Celui qui avait fait cette promesse électorale en 2018 croit que le temps leur donne raison quant à cette proposition, puisque le nombre d’enfants ayant le ventre vide est encore significatif et se compte par milliers. M. Plamondon affirme que le Canada est le seul pays du G7 à n’avoir aucune politique alimentaire pour les jeunes à l’école. 

Demandes d’aide alimentaire en hausse

Les gens se tournent de plus en plus vers les ressources d’aide comme les comptoirs alimentaires, les frigos communautaires et les popotes roulantes. 

Tout juste avant Noël, Guylaine Caron, directrice du comptoir alimentaire de Sept-Îles, avait observé une augmentation de 30 % des demandes de paniers pour le temps des fêtes. Depuis ce temps, environ une dizaine de nouvelles familles font des demandes chaque mois.
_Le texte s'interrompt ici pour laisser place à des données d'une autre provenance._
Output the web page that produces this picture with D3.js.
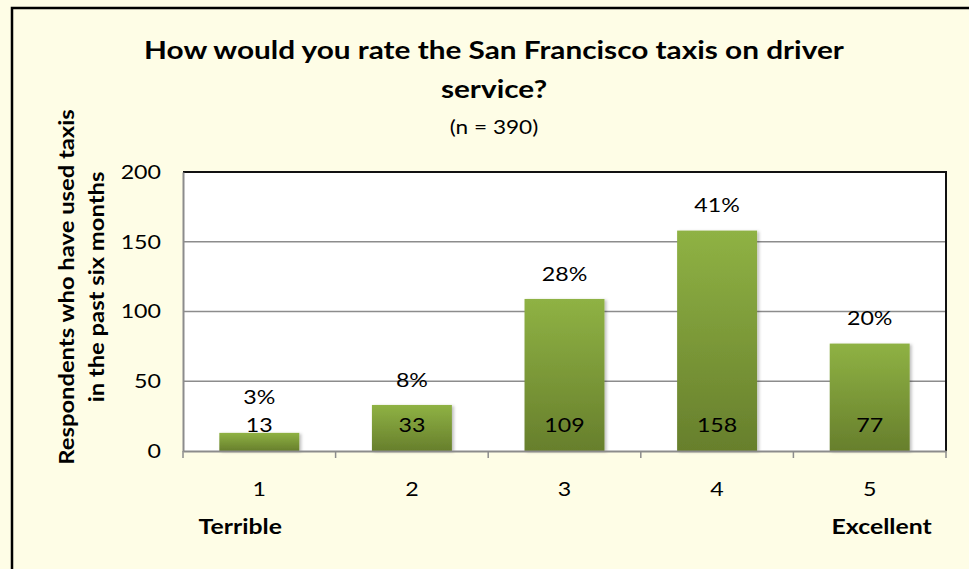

Du côté du comptoir l’Escale de Baie-Comeau, Josée Gagnon avait rapporté une hausse de 60 % des demandes d’aide. Aujourd’hui, la tendance à la hausse se maintient. En janvier, l’organisme a reçu cinq nouvelles inscriptions, 26 en février et 18 en mars. 

« Je dirais qu’au cours des deux dernières semaines, on a eu un petit peak », dit-elle. 

Valérie Santerre, directrice de Transit Sept-Îles, rapporte une augmentation très importante de l’utilisation du frigo communautaire. 

Elle constate beaucoup de va-et-vient de gens qui viennent porter des choses, ou qui viennent en chercher.

« C’est fou ! Il n’y a jamais rien dans le frigidaire », constate-t-elle. 

En chiffres

Les pertes non déclarées dues aux vols pourraient atteindre 3 000$ à 4 000$ par semaine dans certaines épiceries canadiennes. En 2022, près de 1,5 millions de visites ont été enregistrées dans les banques alimentaires canadiennes.